Dataset excerpt>
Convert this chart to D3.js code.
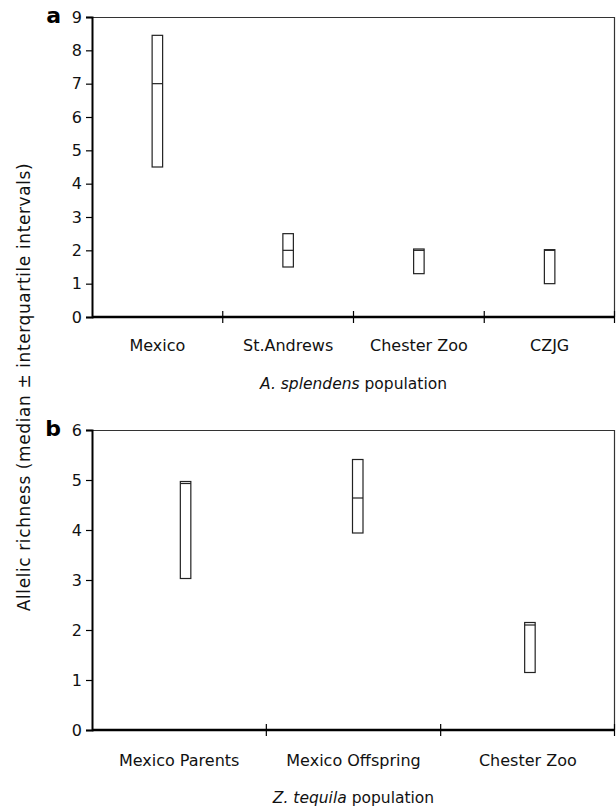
<!DOCTYPE html>
<html>
<head>
<meta charset="utf-8">
<script src="https://cdn.jsdelivr.net/npm/d3@7"></script>
<style>
  body { margin: 0; background: #fff; }
  svg { display: block; font-family: "DejaVu Sans", "Liberation Sans", sans-serif; }
</style>
</head>
<body>
<div id="chart"></div>
<script>
// Panel a - A. splendens
const catsA = ["Mexico", "St.Andrews", "Chester Zoo", "CZJG"];
const q1A = [4.5, 1.5, 1.3, 1.0];
const medA = [7.0, 2.0, 2.0, 2.0];
const q3A = [8.45, 2.5, 2.04, 2.02];
const ticksA = [0, 1, 2, 3, 4, 5, 6, 7, 8, 9];

// Panel b - Z. tequila
const catsB = ["Mexico Parents", "Mexico Offspring", "Chester Zoo"];
const q1B = [3.03, 3.94, 1.15];
const medB = [4.93, 4.64, 2.1];
const q3B = [4.97, 5.41, 2.15];
const ticksB = [0, 1, 2, 3, 4, 5, 6];

const width = 616, height = 812;
const left = 92, right = 615;

const svg = d3.select("#chart").append("svg")
    .attr("width", width)
    .attr("height", height);

function panel(cfg) {
    const g = svg.append("g");
    const x = d3.scaleBand().domain(cfg.cats).range([left, right]);
    // las cajas van un poco corridas respecto a las etiquetas
    const xb = d3.scaleBand().domain(cfg.cats).range([left + cfg.boxInset, right + cfg.boxInset / 7.5]);
    const y = d3.scaleLinear().domain([0, d3.max(cfg.ticks)]).range([cfg.bottom, cfg.top]);

    // marco superior y derecho
    g.append("path")
        .attr("d", `M${left},${cfg.top + 0.5}H${right - 0.5}V${cfg.bottom}`)
        .attr("fill", "none")
        .attr("stroke", "#333")
        .attr("stroke-width", 1.2);

    // eje Y
    g.append("g")
        .attr("transform", `translate(${left},0)`)
        .attr("font-family", null)
        .call(d3.axisLeft(y).tickValues(cfg.ticks).tickSize(6).tickPadding(4).tickFormat(d3.format("d")))
        .attr("font-family", null)
        .attr("font-size", 16)
        .call(a => a.select(".domain").attr("stroke-width", 2))
        .call(a => a.selectAll(".tick line").attr("stroke-width", 1.2))
        .call(a => a.selectAll(".tick text").attr("fill", "#111"));

    // eje X: etiquetas centradas, marcas en los bordes
    g.append("g")
        .attr("transform", `translate(0,${cfg.bottom})`)
        .call(d3.axisBottom(x).tickSize(0).tickPadding(cfg.labelPad))
        .attr("font-family", null)
        .attr("font-size", 16)
        .call(a => a.select(".domain").remove())
        .call(a => a.selectAll(".tick text").attr("fill", "#111"));

    g.append("line")
        .attr("x1", left).attr("x2", right)
        .attr("y1", cfg.bottom).attr("y2", cfg.bottom)
        .attr("stroke", "#000").attr("stroke-width", 2.4);

    const edges = cfg.cats.slice(1).map(c => x(c)).concat([right - 0.5]);
    g.selectAll("line.sep").data(edges).join("line")
        .attr("class", "sep")
        .attr("x1", d => d).attr("x2", d => d)
        .attr("y1", cfg.bottom - 6).attr("y2", cfg.bottom + 6)
        .attr("stroke", "#000").attr("stroke-width", 1.2);

    // cajas (Q1 a Q3) y mediana
    const bw = 10.5;
    const cx = d => xb(d) + xb.bandwidth() / 2;
    const boxes = g.selectAll("g.box").data(cfg.cats).join("g").attr("class", "box");
    boxes.append("rect")
        .attr("x", d => cx(d) - bw / 2)
        .attr("y", (d, i) => y(cfg.q3[i]))
        .attr("width", bw)
        .attr("height", (d, i) => y(cfg.q1[i]) - y(cfg.q3[i]))
        .attr("fill", "#fff")
        .attr("stroke", "#222")
        .attr("stroke-width", 1.2);
    boxes.append("line")
        .attr("x1", d => cx(d) - bw / 2)
        .attr("x2", d => cx(d) + bw / 2)
        .attr("y1", (d, i) => y(cfg.med[i]))
        .attr("y2", (d, i) => y(cfg.med[i]))
        .attr("stroke", "#222")
        .attr("stroke-width", 1.2);

    // letra del panel
    svg.append("text")
        .attr("x", 61).attr("y", cfg.top + 6)
        .attr("text-anchor", "end")
        .attr("font-size", 22)
        .attr("font-weight", "bold")
        .text(cfg.letter);

    // titulo del eje X
    const t = svg.append("text")
        .attr("x", (left + right) / 2)
        .attr("y", cfg.titleY)
        .attr("text-anchor", "middle")
        .attr("font-size", 15.5)
        .attr("fill", "#111");
    t.append("tspan").attr("font-style", "italic").text(cfg.species);
    t.append("tspan").text(" population");
}

panel({ cats: catsA, q1: q1A, med: medA, q3: q3A, ticks: ticksA,
        top: 17, bottom: 317, labelPad: 23, titleY: 389, boxInset: 0,
        letter: "a", species: "A. splendens" });

panel({ cats: catsB, q1: q1B, med: medB, q3: q3B, ticks: ticksB,
        top: 430, bottom: 730, labelPad: 25, titleY: 803, boxInset: 7.5,
        letter: "b", species: "Z. tequila" });

// titulo del eje Y
svg.append("text")
    .attr("transform", "translate(30,387) rotate(-90)")
    .attr("text-anchor", "middle")
    .attr("font-size", 17)
    .attr("letter-spacing", 0.6)
    .attr("fill", "#111")
    .text("Allelic richness (median \u00b1 interquartile intervals)");
</script>
</body>
</html>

Exercise directions>
Each line of the material must be retyped exactly, except that images are omitted.

The solution>
Convert this chart to D3.js code.
<!DOCTYPE html>
<html>
<head>
<meta charset="utf-8">
<script src="https://cdn.jsdelivr.net/npm/d3@7"></script>
<style>
  body { margin: 0; background: #fff; }
  svg { display: block; font-family: "DejaVu Sans", "Liberation Sans", sans-serif; }
</style>
</head>
<body>
<div id="chart"></div>
<script>
// Panel a - A. splendens
const catsA = ["Mexico", "St.Andrews", "Chester Zoo", "CZJG"];
const q1A = [4.5, 1.5, 1.3, 1.0];
const medA = [7.0, 2.0, 2.0, 2.0];
const q3A = [8.45, 2.5, 2.04, 2.02];
const ticksA = [0, 1, 2, 3, 4, 5, 6, 7, 8, 9];

// Panel b - Z. tequila
const catsB = ["Mexico Parents", "Mexico Offspring", "Chester Zoo"];
const q1B = [3.03, 3.94, 1.15];
const medB = [4.93, 4.64, 2.1];
const q3B = [4.97, 5.41, 2.15];
const ticksB = [0, 1, 2, 3, 4, 5, 6];

const width = 616, height = 812;
const left = 92, right = 615;

const svg = d3.select("#chart").append("svg")
    .attr("width", width)
    .attr("height", height);

function panel(cfg) {
    const g = svg.append("g");
    const x = d3.scaleBand().domain(cfg.cats).range([left, right]);
    // las cajas van un poco corridas respecto a las etiquetas
    const xb = d3.scaleBand().domain(cfg.cats).range([left + cfg.boxInset, right + cfg.boxInset / 7.5]);
    const y = d3.scaleLinear().domain([0, d3.max(cfg.ticks)]).range([cfg.bottom, cfg.top]);

    // marco superior y derecho
    g.append("path")
        .attr("d", `M${left},${cfg.top + 0.5}H${right - 0.5}V${cfg.bottom}`)
        .attr("fill", "none")
        .attr("stroke", "#333")
        .attr("stroke-width", 1.2);

    // eje Y
    g.append("g")
        .attr("transform", `translate(${left},0)`)
        .attr("font-family", null)
        .call(d3.axisLeft(y).tickValues(cfg.ticks).tickSize(6).tickPadding(4).tickFormat(d3.format("d")))
        .attr("font-family", null)
        .attr("font-size", 16)
        .call(a => a.select(".domain").attr("stroke-width", 2))
        .call(a => a.selectAll(".tick line").attr("stroke-width", 1.2))
        .call(a => a.selectAll(".tick text").attr("fill", "#111"));

    // eje X: etiquetas centradas, marcas en los bordes
    g.append("g")
        .attr("transform", `translate(0,${cfg.bottom})`)
        .call(d3.axisBottom(x).tickSize(0).tickPadding(cfg.labelPad))
        .attr("font-family", null)
        .attr("font-size", 16)
        .call(a => a.select(".domain").remove())
        .call(a => a.selectAll(".tick text").attr("fill", "#111"));

    g.append("line")
        .attr("x1", left).attr("x2", right)
        .attr("y1", cfg.bottom).attr("y2", cfg.bottom)
        .attr("stroke", "#000").attr("stroke-width", 2.4);

    const edges = cfg.cats.slice(1).map(c => x(c)).concat([right - 0.5]);
    g.selectAll("line.sep").data(edges).join("line")
        .attr("class", "sep")
        .attr("x1", d => d).attr("x2", d => d)
        .attr("y1", cfg.bottom - 6).attr("y2", cfg.bottom + 6)
        .attr("stroke", "#000").attr("stroke-width", 1.2);

    // cajas (Q1 a Q3) y mediana
    const bw = 10.5;
    const cx = d => xb(d) + xb.bandwidth() / 2;
    const boxes = g.selectAll("g.box").data(cfg.cats).join("g").attr("class", "box");
    boxes.append("rect")
        .attr("x", d => cx(d) - bw / 2)
        .attr("y", (d, i) => y(cfg.q3[i]))
        .attr("width", bw)
        .attr("height", (d, i) => y(cfg.q1[i]) - y(cfg.q3[i]))
        .attr("fill", "#fff")
        .attr("stroke", "#222")
        .attr("stroke-width", 1.2);
    boxes.append("line")
        .attr("x1", d => cx(d) - bw / 2)
        .attr("x2", d => cx(d) + bw / 2)
        .attr("y1", (d, i) => y(cfg.med[i]))
        .attr("y2", (d, i) => y(cfg.med[i]))
        .attr("stroke", "#222")
        .attr("stroke-width", 1.2);

    // letra del panel
    svg.append("text")
        .attr("x", 61).attr("y", cfg.top + 6)
        .attr("text-anchor", "end")
        .attr("font-size", 22)
        .attr("font-weight", "bold")
        .text(cfg.letter);

    // titulo del eje X
    const t = svg.append("text")
        .attr("x", (left + right) / 2)
        .attr("y", cfg.titleY)
        .attr("text-anchor", "middle")
        .attr("font-size", 15.5)
        .attr("fill", "#111");
    t.append("tspan").attr("font-style", "italic").text(cfg.species);
    t.append("tspan").text(" population");
}

panel({ cats: catsA, q1: q1A, med: medA, q3: q3A, ticks: ticksA,
        top: 17, bottom: 317, labelPad: 23, titleY: 389, boxInset: 0,
        letter: "a", species: "A. splendens" });

panel({ cats: catsB, q1: q1B, med: medB, q3: q3B, ticks: ticksB,
        top: 430, bottom: 730, labelPad: 25, titleY: 803, boxInset: 7.5,
        letter: "b", species: "Z. tequila" });

// titulo del eje Y
svg.append("text")
    .attr("transform", "translate(30,387) rotate(-90)")
    .attr("text-anchor", "middle")
    .attr("font-size", 17)
    .attr("letter-spacing", 0.6)
    .attr("fill", "#111")
    .text("Allelic richness (median \u00b1 interquartile intervals)");
</script>
</body>
</html>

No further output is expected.